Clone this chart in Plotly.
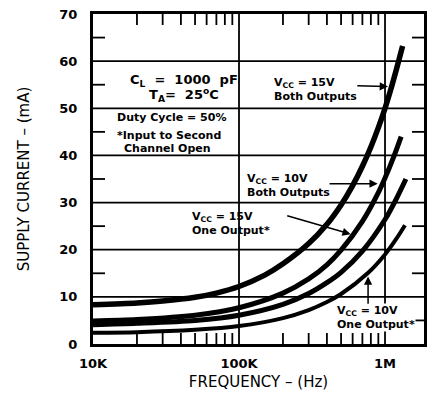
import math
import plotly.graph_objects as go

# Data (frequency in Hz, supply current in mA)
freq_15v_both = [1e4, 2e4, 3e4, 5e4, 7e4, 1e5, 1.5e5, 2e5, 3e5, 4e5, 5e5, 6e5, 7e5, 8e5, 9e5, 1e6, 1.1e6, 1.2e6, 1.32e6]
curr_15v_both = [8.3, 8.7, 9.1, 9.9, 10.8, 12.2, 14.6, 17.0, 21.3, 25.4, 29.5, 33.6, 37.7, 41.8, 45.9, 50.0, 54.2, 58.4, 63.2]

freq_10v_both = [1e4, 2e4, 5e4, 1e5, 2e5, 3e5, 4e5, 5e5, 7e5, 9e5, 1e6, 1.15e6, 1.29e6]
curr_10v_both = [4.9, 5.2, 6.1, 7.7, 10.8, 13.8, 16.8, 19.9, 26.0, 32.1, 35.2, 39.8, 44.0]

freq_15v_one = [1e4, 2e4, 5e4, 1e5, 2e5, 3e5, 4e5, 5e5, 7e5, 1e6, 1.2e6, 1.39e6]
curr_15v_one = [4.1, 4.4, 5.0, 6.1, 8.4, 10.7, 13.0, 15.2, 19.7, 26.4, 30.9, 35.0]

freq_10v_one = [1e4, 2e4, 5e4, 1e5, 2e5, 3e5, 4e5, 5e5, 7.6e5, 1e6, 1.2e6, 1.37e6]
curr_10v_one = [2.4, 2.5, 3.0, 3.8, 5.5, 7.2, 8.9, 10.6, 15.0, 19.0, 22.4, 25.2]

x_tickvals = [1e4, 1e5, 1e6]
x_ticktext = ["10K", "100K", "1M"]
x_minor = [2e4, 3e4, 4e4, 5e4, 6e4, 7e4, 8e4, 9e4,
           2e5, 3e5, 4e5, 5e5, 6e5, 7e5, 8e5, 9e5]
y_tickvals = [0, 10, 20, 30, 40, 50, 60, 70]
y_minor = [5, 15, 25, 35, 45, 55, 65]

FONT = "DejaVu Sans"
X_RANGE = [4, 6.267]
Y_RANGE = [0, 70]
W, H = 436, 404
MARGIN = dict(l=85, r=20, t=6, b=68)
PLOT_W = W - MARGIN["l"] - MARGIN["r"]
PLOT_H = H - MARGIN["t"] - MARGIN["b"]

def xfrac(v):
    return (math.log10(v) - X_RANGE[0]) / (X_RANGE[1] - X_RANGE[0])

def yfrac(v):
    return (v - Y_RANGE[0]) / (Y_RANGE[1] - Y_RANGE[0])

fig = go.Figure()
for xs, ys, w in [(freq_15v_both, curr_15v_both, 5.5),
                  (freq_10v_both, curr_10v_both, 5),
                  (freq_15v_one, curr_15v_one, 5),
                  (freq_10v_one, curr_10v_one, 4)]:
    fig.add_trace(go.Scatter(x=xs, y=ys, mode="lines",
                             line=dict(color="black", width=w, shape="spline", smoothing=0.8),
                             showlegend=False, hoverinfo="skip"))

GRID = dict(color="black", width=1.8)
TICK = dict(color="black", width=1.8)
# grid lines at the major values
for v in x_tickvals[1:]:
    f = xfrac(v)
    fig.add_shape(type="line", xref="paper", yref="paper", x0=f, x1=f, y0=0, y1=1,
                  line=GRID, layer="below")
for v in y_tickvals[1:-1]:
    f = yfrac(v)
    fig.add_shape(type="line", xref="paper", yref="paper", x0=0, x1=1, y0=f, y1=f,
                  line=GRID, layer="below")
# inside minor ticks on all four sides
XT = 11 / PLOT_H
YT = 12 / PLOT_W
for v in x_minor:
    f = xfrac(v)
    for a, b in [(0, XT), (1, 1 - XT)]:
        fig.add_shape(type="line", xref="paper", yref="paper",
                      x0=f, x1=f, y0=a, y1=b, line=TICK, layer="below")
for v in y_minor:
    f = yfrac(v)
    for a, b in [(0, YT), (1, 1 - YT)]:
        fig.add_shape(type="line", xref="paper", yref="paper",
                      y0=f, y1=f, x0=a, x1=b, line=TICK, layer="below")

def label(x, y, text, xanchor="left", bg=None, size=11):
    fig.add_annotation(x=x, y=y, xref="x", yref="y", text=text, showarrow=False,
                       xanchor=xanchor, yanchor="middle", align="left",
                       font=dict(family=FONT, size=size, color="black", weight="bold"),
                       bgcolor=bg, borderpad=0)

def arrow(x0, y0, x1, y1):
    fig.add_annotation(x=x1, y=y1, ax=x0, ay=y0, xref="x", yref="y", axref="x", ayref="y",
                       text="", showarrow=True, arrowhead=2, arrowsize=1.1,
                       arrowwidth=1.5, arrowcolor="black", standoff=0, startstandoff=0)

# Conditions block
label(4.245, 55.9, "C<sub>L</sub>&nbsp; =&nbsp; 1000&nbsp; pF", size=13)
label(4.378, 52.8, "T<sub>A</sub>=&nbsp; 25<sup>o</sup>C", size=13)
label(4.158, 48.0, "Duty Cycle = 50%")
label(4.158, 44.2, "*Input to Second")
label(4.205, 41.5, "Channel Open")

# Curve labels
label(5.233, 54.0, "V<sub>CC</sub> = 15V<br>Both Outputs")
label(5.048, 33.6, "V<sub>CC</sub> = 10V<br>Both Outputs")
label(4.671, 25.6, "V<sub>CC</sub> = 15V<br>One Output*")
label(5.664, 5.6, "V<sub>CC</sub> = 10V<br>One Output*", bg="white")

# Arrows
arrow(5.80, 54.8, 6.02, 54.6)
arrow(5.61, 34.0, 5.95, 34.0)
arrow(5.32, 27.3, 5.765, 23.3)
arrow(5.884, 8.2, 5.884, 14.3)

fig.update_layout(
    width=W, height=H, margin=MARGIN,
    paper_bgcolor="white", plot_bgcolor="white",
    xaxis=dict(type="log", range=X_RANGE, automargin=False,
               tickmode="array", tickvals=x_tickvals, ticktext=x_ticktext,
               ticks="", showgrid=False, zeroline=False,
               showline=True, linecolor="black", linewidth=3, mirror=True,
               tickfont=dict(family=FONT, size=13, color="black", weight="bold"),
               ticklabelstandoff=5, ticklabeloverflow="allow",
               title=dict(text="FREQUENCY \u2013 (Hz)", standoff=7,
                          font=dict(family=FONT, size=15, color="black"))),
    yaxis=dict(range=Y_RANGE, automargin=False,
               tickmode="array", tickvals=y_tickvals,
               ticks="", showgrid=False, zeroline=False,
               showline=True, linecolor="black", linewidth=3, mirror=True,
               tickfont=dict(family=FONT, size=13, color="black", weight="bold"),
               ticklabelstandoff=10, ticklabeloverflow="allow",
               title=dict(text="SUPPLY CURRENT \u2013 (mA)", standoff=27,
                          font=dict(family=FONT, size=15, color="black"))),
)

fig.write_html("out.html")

....

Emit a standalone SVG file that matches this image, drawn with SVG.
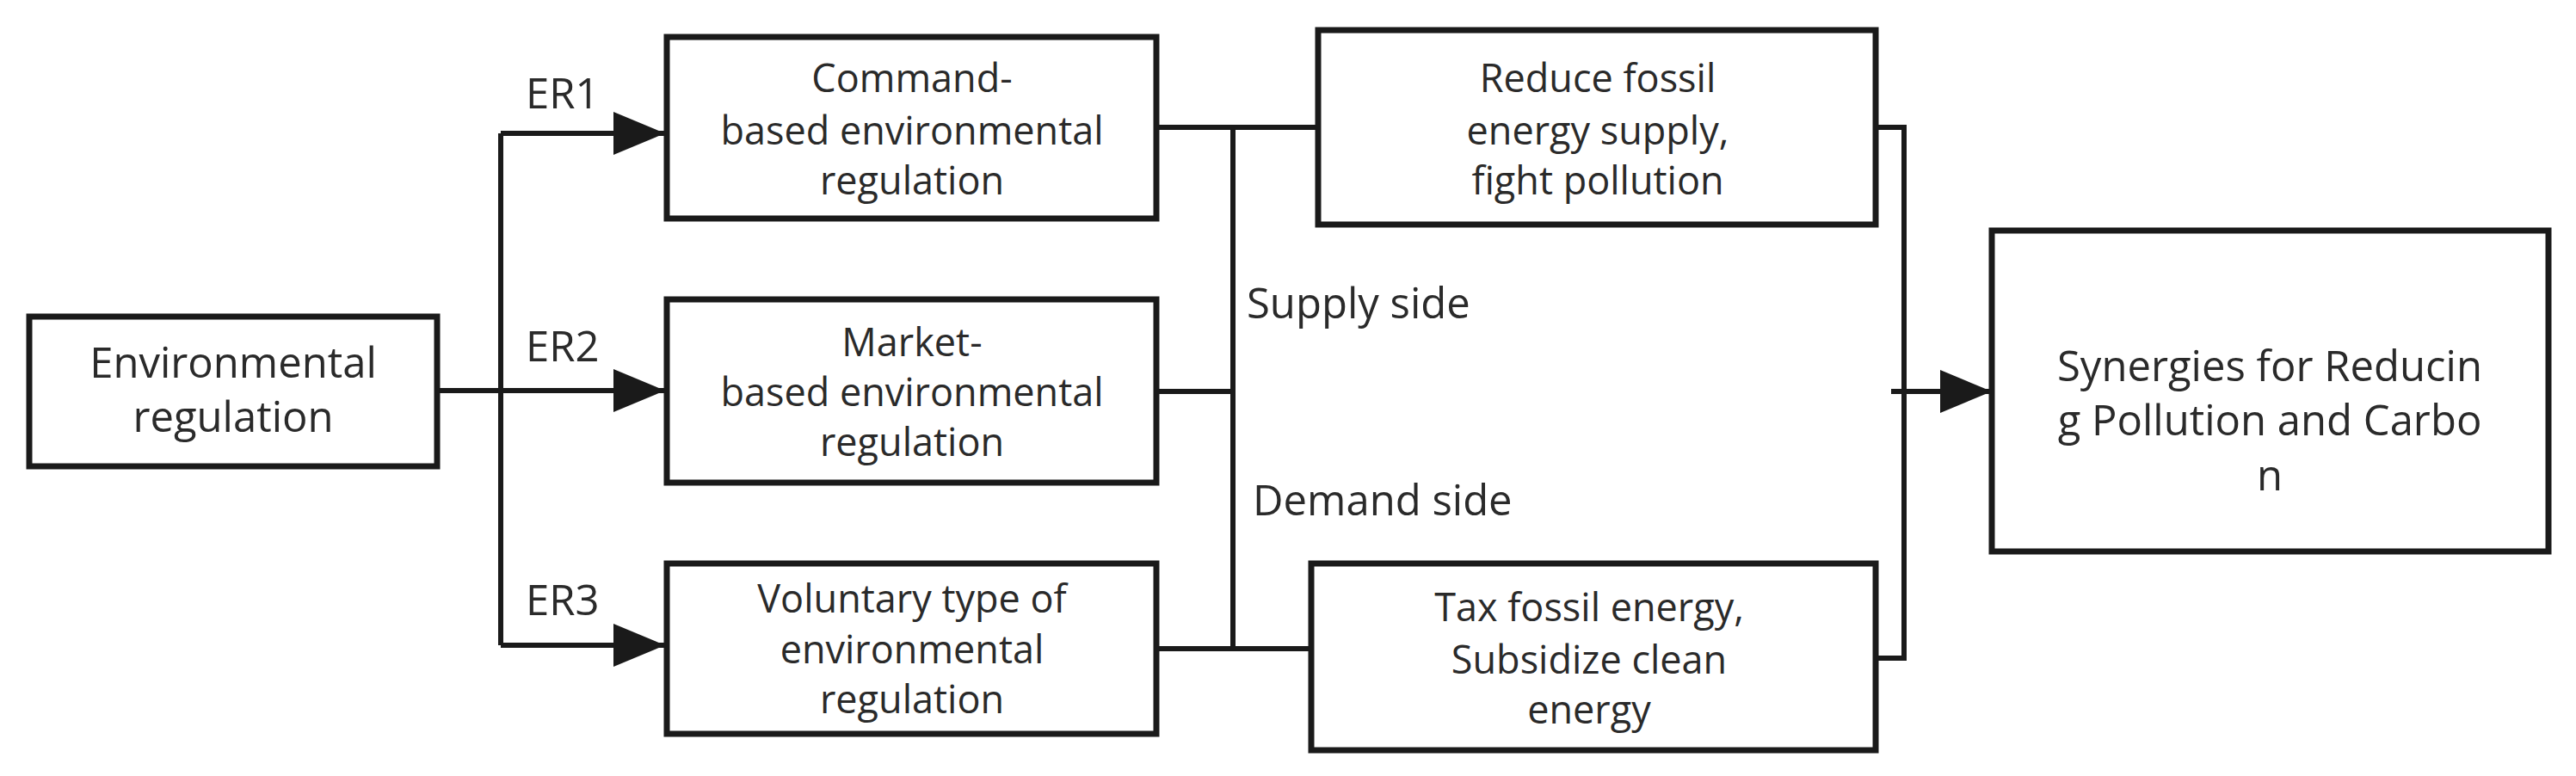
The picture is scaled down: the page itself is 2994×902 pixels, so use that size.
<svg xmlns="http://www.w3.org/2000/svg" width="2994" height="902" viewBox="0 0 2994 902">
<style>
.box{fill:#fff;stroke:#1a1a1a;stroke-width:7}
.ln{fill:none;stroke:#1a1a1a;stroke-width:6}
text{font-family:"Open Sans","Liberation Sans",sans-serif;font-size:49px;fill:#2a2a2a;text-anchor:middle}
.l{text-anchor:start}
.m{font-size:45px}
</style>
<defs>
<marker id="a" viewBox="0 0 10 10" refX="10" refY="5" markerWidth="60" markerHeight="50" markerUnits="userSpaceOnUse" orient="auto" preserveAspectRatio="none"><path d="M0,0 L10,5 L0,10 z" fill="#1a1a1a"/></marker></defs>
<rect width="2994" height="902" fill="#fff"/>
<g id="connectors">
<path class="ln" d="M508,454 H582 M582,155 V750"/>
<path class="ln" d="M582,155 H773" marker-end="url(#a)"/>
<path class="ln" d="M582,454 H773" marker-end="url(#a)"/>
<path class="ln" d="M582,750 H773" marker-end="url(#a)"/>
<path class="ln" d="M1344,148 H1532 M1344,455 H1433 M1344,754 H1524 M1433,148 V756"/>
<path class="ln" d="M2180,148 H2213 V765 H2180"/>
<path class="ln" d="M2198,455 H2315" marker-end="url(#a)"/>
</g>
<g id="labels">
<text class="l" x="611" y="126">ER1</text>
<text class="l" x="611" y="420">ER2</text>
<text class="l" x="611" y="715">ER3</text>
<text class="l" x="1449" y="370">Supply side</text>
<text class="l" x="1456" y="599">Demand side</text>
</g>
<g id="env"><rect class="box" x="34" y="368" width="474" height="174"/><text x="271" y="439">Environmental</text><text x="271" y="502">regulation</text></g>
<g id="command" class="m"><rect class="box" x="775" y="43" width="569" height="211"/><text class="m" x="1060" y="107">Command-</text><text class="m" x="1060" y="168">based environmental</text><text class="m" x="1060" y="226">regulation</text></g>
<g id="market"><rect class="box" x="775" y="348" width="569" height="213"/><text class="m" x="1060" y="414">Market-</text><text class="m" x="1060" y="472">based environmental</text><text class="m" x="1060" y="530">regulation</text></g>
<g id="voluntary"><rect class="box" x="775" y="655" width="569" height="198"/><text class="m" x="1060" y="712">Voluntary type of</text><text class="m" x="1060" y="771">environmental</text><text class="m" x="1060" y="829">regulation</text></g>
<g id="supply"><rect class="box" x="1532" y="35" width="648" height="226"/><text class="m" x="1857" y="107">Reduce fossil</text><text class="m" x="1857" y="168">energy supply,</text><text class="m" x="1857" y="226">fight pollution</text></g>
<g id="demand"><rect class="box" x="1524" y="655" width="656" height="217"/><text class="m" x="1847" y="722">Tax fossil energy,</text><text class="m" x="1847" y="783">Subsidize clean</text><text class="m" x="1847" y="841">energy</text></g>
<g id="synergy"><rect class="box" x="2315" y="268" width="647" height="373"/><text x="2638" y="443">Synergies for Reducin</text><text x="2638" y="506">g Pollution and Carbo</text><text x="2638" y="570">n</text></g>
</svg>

....

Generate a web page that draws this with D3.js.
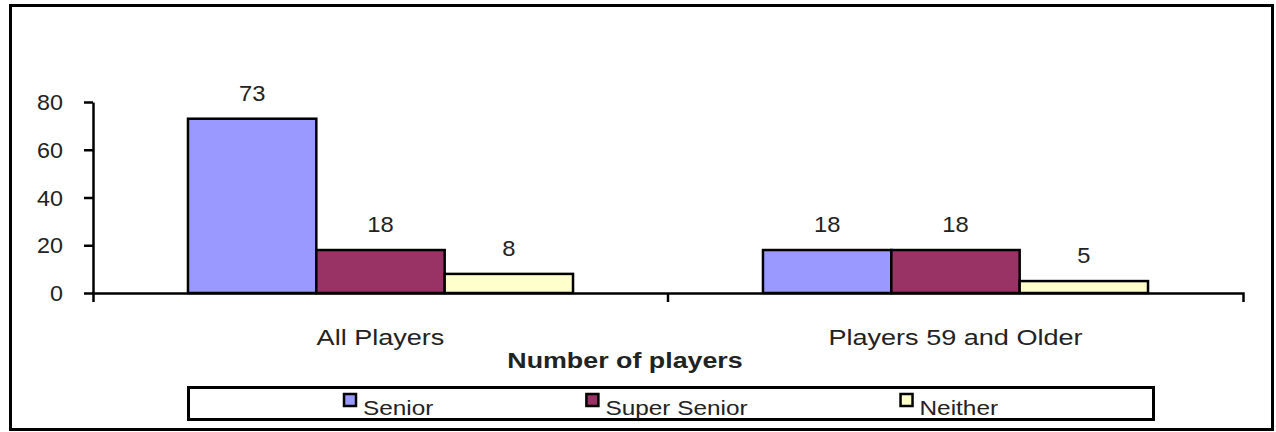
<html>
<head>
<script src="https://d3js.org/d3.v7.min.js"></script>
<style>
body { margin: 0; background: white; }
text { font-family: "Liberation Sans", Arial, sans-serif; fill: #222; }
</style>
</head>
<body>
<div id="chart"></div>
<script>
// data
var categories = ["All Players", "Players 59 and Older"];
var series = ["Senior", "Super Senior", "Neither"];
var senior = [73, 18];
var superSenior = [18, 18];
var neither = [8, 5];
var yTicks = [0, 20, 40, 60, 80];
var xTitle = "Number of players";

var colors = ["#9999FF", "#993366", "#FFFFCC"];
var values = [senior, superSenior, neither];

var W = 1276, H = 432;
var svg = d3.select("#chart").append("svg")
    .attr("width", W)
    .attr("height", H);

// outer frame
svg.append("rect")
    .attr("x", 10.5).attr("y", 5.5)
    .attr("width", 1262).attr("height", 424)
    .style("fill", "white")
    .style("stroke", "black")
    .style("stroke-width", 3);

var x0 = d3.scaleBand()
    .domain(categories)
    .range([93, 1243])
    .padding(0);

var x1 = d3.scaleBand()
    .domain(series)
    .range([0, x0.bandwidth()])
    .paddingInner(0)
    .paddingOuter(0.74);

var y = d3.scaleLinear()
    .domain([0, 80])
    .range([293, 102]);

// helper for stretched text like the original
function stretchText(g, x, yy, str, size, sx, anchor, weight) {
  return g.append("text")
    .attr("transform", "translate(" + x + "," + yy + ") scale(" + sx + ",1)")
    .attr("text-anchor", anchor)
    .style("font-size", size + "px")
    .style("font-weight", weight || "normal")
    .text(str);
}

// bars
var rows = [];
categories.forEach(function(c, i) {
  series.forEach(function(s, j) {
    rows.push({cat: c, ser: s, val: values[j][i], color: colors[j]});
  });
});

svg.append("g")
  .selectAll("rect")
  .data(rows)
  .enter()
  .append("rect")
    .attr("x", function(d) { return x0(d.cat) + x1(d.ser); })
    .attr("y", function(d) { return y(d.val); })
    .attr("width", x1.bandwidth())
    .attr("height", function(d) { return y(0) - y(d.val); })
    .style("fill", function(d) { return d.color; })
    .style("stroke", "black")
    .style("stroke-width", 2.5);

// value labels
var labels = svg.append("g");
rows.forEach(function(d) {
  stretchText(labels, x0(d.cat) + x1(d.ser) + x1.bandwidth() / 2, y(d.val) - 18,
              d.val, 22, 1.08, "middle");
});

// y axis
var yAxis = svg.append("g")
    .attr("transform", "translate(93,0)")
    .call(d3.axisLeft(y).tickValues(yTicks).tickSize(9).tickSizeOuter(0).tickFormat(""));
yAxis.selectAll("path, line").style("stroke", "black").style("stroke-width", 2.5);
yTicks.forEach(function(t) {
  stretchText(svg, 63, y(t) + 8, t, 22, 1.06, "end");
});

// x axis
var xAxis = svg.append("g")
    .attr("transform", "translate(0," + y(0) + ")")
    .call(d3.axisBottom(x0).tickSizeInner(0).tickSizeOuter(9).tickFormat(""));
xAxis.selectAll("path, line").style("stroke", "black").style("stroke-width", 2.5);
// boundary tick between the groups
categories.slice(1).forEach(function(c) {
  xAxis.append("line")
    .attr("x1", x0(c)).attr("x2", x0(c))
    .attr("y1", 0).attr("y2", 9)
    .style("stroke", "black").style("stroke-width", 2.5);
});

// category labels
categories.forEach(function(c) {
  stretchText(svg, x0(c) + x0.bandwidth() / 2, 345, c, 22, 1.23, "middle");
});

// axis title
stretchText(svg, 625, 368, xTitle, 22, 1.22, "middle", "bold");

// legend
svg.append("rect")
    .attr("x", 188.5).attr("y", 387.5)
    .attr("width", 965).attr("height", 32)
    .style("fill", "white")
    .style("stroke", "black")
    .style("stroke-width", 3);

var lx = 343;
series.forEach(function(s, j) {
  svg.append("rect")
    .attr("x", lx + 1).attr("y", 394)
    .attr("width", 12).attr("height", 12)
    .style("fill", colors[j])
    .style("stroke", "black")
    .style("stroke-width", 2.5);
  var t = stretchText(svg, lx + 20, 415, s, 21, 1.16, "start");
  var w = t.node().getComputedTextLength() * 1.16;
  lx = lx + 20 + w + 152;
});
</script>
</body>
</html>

....

▶ _Exercise_
Print out, exactly and with nothing added, the lines starting at the line holding "Clone this chart in Plotly." and ending at the line holding "35.2, 39.8, 44.0]", minus any pictures.

▶ _Completed exercise_
Clone this chart in Plotly.
import math
import plotly.graph_objects as go

# Data (frequency in Hz, supply current in mA)
freq_15v_both = [1e4, 2e4, 3e4, 5e4, 7e4, 1e5, 1.5e5, 2e5, 3e5, 4e5, 5e5, 6e5, 7e5, 8e5, 9e5, 1e6, 1.1e6, 1.2e6, 1.32e6]
curr_15v_both = [8.3, 8.7, 9.1, 9.9, 10.8, 12.2, 14.6, 17.0, 21.3, 25.4, 29.5, 33.6, 37.7, 41.8, 45.9, 50.0, 54.2, 58.4, 63.2]

freq_10v_both = [1e4, 2e4, 5e4, 1e5, 2e5, 3e5, 4e5, 5e5, 7e5, 9e5, 1e6, 1.15e6, 1.29e6]
curr_10v_both = [4.9, 5.2, 6.1, 7.7, 10.8, 13.8, 16.8, 19.9, 26.0, 32.1, 35.2, 39.8, 44.0]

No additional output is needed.